## STATED PROBLEM
Copy each line below in which the string "this" occurs.

## RECORDS FOR PROCESSING

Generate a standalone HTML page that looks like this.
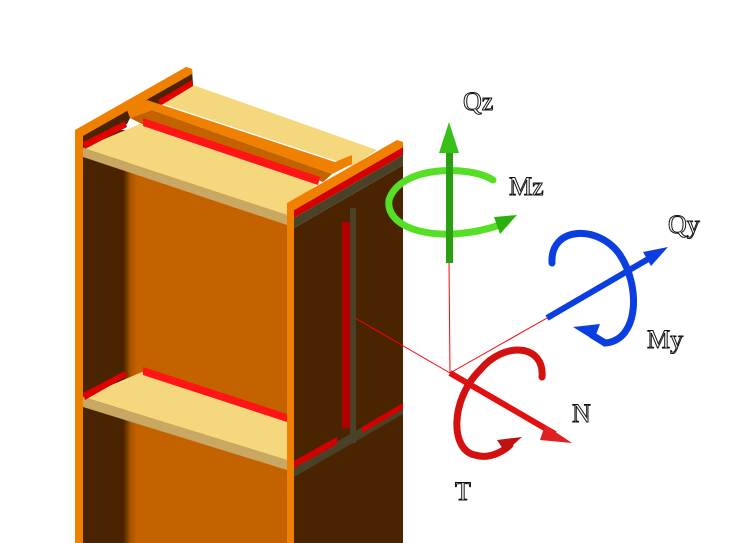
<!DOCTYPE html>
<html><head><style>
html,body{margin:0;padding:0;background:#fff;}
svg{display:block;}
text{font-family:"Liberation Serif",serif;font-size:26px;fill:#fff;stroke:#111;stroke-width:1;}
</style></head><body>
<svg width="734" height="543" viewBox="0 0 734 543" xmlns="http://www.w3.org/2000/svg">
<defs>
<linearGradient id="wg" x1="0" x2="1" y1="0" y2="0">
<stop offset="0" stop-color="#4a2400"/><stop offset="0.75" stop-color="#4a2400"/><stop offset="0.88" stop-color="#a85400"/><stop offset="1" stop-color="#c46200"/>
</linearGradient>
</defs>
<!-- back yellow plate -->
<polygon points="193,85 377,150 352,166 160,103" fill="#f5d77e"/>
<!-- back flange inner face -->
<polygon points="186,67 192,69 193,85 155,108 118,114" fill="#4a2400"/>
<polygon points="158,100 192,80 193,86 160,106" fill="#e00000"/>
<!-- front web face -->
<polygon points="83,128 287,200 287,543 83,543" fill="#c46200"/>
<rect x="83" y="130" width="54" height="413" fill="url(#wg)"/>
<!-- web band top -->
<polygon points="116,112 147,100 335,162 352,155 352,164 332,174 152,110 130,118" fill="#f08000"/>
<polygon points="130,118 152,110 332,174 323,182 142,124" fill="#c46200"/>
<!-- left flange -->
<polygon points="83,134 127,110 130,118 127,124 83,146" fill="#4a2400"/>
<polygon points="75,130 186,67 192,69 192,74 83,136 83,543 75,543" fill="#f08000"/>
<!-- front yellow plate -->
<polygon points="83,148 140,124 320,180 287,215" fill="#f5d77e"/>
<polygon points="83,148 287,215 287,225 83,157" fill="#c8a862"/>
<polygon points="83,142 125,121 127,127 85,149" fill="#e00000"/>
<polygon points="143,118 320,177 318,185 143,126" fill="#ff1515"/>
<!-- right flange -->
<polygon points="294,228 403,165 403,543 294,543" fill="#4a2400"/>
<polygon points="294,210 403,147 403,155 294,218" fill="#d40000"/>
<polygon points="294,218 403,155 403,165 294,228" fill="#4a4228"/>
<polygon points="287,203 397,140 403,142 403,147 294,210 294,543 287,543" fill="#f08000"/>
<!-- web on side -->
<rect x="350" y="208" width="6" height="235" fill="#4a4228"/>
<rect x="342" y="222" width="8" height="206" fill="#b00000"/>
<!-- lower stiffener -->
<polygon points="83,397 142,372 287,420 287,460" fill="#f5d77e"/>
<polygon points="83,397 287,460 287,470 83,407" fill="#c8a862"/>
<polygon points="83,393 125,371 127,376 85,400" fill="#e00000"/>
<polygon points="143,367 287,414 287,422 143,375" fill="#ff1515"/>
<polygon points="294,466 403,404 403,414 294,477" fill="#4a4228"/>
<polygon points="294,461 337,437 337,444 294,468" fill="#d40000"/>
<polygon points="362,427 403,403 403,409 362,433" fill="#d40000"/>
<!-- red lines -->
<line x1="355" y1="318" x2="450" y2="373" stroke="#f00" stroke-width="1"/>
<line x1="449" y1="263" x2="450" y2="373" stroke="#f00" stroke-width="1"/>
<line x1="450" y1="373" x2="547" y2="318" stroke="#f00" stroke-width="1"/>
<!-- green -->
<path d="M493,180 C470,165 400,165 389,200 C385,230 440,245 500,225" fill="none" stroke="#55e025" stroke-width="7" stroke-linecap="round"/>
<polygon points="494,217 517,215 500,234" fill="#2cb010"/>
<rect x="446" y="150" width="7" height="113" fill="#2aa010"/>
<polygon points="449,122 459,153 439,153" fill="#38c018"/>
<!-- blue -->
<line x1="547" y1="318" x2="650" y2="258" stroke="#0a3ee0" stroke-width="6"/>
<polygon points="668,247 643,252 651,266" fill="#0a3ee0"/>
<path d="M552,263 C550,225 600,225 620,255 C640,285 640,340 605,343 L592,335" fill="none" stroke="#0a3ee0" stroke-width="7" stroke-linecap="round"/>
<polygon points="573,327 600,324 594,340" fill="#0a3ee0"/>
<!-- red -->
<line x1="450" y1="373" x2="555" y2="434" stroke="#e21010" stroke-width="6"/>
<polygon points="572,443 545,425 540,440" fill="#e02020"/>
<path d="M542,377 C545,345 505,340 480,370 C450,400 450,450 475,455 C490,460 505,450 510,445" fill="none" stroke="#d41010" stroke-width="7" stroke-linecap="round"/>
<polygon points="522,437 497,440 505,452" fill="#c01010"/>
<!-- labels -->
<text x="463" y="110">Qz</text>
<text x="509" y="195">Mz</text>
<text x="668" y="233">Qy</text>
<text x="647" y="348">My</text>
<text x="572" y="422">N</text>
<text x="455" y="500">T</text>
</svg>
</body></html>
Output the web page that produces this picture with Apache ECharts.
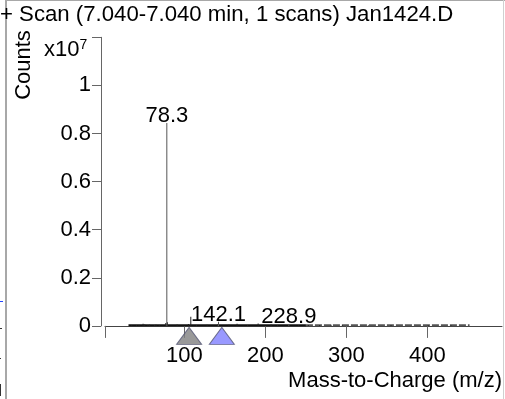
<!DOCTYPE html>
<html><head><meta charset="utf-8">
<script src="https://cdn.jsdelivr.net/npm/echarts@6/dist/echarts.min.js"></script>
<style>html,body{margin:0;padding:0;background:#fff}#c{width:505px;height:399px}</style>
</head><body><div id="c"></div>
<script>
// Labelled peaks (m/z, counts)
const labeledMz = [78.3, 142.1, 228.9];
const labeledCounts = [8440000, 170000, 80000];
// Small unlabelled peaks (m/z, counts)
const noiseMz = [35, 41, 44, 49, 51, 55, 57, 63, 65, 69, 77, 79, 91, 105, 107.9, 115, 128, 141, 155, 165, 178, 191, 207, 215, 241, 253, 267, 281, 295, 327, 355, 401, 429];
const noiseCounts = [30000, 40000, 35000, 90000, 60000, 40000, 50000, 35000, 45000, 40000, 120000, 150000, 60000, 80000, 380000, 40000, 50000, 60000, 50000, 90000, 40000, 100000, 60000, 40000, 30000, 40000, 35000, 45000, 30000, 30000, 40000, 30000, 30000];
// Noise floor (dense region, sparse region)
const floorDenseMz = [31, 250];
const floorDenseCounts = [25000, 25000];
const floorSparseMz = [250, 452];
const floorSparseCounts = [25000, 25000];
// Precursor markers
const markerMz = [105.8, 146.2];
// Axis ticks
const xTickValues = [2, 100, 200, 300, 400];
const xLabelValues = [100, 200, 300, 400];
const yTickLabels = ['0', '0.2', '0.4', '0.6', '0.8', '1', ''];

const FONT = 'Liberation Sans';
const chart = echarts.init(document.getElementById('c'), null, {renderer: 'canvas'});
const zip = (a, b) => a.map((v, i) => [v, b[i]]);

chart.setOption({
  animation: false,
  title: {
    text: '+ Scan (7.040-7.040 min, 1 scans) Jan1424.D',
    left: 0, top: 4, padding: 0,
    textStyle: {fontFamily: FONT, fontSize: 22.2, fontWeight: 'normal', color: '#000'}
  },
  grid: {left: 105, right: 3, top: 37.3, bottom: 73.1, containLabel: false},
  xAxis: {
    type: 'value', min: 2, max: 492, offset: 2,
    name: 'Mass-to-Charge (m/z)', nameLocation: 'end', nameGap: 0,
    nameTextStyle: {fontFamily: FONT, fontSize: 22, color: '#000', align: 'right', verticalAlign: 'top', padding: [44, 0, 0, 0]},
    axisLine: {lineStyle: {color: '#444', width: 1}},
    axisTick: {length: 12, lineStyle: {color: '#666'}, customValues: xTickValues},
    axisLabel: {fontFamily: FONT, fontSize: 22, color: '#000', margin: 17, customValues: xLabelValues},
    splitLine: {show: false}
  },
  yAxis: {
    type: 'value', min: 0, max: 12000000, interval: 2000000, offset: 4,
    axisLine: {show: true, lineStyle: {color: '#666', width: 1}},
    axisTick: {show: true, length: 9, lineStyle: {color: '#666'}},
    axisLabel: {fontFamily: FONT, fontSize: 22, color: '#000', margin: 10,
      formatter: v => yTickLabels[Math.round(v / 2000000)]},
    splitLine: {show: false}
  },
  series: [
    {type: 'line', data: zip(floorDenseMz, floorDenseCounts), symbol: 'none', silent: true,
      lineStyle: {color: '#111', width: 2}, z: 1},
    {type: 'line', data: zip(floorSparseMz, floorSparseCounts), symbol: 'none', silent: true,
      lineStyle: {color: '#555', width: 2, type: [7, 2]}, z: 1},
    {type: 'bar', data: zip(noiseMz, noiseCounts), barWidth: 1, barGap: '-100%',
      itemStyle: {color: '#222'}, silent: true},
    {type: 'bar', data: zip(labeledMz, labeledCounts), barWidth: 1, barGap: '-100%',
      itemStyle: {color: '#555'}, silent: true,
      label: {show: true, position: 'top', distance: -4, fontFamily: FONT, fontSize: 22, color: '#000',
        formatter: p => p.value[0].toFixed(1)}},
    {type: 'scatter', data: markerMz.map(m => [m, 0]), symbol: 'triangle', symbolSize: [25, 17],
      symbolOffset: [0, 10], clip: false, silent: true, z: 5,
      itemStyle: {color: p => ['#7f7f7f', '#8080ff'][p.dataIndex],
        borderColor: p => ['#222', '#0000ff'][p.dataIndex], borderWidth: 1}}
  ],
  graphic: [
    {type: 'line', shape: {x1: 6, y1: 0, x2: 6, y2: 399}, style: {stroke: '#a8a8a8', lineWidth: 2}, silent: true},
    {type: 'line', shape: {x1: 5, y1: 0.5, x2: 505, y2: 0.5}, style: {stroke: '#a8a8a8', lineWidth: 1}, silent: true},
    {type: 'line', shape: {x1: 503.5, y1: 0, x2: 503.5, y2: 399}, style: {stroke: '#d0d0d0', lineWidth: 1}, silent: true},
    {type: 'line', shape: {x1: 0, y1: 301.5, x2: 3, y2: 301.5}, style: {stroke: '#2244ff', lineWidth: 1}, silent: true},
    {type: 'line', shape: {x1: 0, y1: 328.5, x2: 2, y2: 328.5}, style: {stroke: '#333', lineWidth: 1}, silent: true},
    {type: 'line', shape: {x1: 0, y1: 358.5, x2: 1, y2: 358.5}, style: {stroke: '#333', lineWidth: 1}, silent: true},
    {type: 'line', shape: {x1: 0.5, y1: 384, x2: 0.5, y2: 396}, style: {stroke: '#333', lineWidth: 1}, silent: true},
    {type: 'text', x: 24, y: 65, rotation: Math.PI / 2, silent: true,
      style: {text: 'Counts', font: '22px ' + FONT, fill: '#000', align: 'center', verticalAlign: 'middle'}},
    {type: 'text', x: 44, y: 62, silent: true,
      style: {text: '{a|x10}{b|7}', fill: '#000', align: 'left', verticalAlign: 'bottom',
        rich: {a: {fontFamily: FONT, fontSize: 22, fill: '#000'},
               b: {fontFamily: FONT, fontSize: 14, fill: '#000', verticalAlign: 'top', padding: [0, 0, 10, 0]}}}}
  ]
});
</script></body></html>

## RESPONSE BELOW
Generate a standalone HTML page that looks like this.
Output the web page that produces this picture with Apache ECharts.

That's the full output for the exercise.